Now, if you look into the
javadoc-text.properties
file, you will find some
information:
documents=28523 terms=114994 postings=5676615 maxcount=12898 indexclass=it.unimi.di.mg4j.index.QuasiSuccinctIndex skipquantum=256 byteorder=LITTLE_ENDIAN termprocessor=it.unimi.di.mg4j.index.DowncaseTermProcessor batches=2 field=text size=284965070 maxdocsize=109296 occurrences=25098453
You can see some the overall number of
occurrences (25098453), the number of batches (2) and the maximum size
(number of words) of a document (109296). Similar information is
available on a per-batch basis looking at the remaining
.properties
files. More detailed information about
each field can be found in the Javadoc documentation of the
Index.PropertyKeys
class and of the index class
specified in the file (in this case,
QuasiSuccinctIndex
).
The files starting with javadoc-text.cluster
present a cluster view of the set of batches just
built. Essentially, they provide dynamic access to the entire set of
batches as a single index. More information can be found in the
documentation of the package
it.unimi.di.mg4j.index.cluster
.
The scanning phase is, by far, the most time/space consuming.

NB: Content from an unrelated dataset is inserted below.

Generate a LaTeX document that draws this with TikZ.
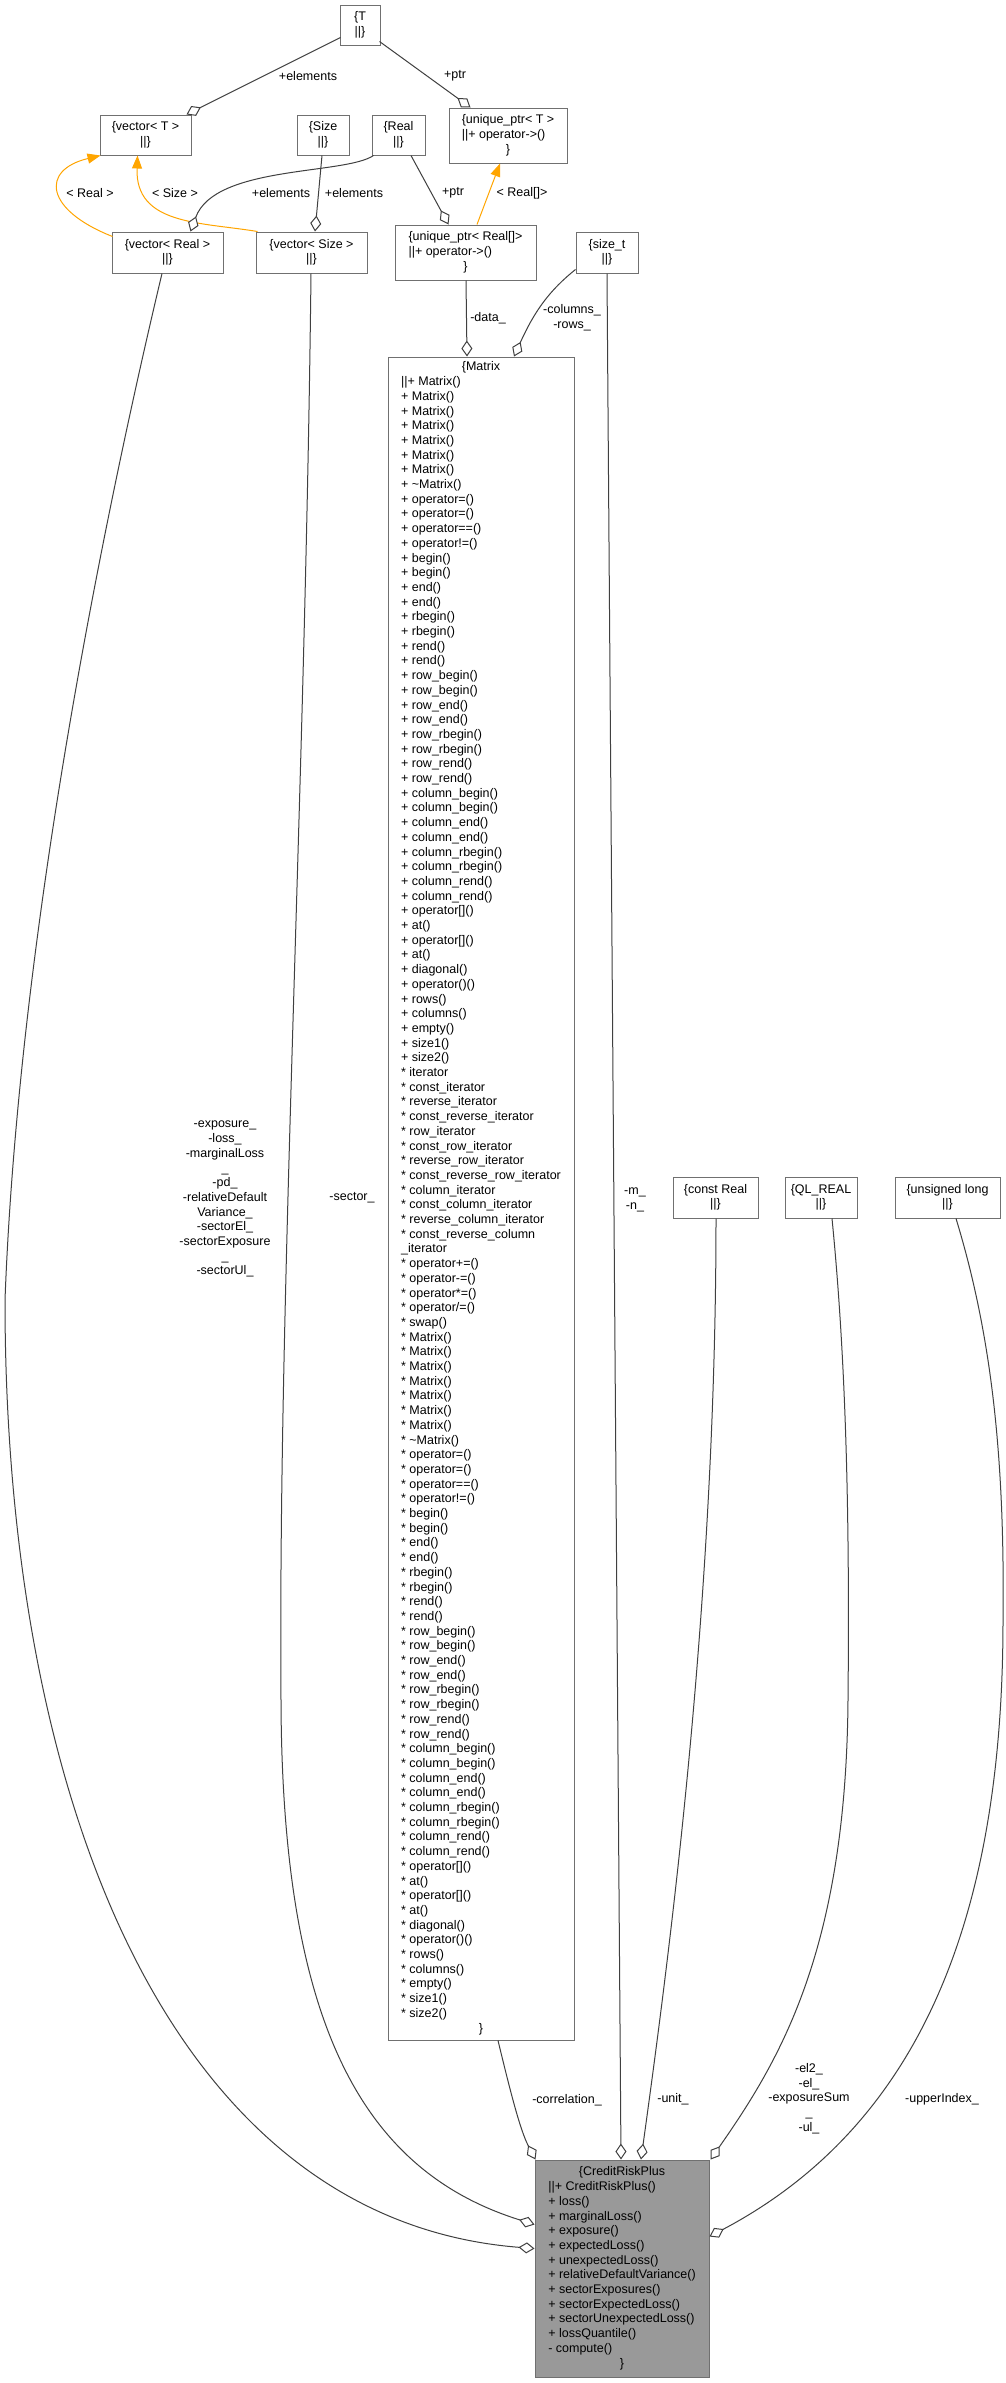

MG4J will work with little memory, but more memory will make it
possible to build larger batches, which can then be merged more
quickly and without opening too many files. You shoiuld set the JVM
memory as high as you can go, and a number of documens per batch that
does not cause too many compactions (or most of the time will be spent
in the garbage collector), always keeping in mind that larger batches
are better. If you experience out-of-memory errors (but it shouldn't
happen!), just lower the number of documents per batch. Note that the
memory compaction performed by MG4J seems to make the JVM erroneously
think that there is too much garbage collection, sometimes resulting
in an OutOfMemoryError
due to excessive
garbage-collector overhead. Please use the option
-XX:-UseGCOverheadLimit
to overcome the
problem.
The kind of document sequence is going to influence heavily the indexing time. The best way of providing data to MG4J is to stream documents to the standard input, separating them with a character (usually, newline or NUL). This is the default choice if you do not specify explicitly a collection. Other kind of collections (e.g., database-based collections) might be reasonably efficient, but, for instance, do not expect great results from document sequences retreving documents directly from the file system one at a time.
Remember that the indexer will produce a number of subindices, and this number will depend on the overall number of occurrences (which is, essentially, proportional to the total document size). Combining these subindices (or accessing them using an on-the-fly index combiner) has a cost in time that increases logarithmically with the number of subindices. Moreover, for each subindex an on-the-fly combiner needs to allocate buffers, so the memory cost for batch or on-the-fly combination increases linearly with the number of subindices. The rule of thumb is that you should try to make batches as large as possible, but you should also check the logs because working with an almost full heap can slow down Java significantly, and exaggeratly large batches can cause slowdown because of the large number of cache misses.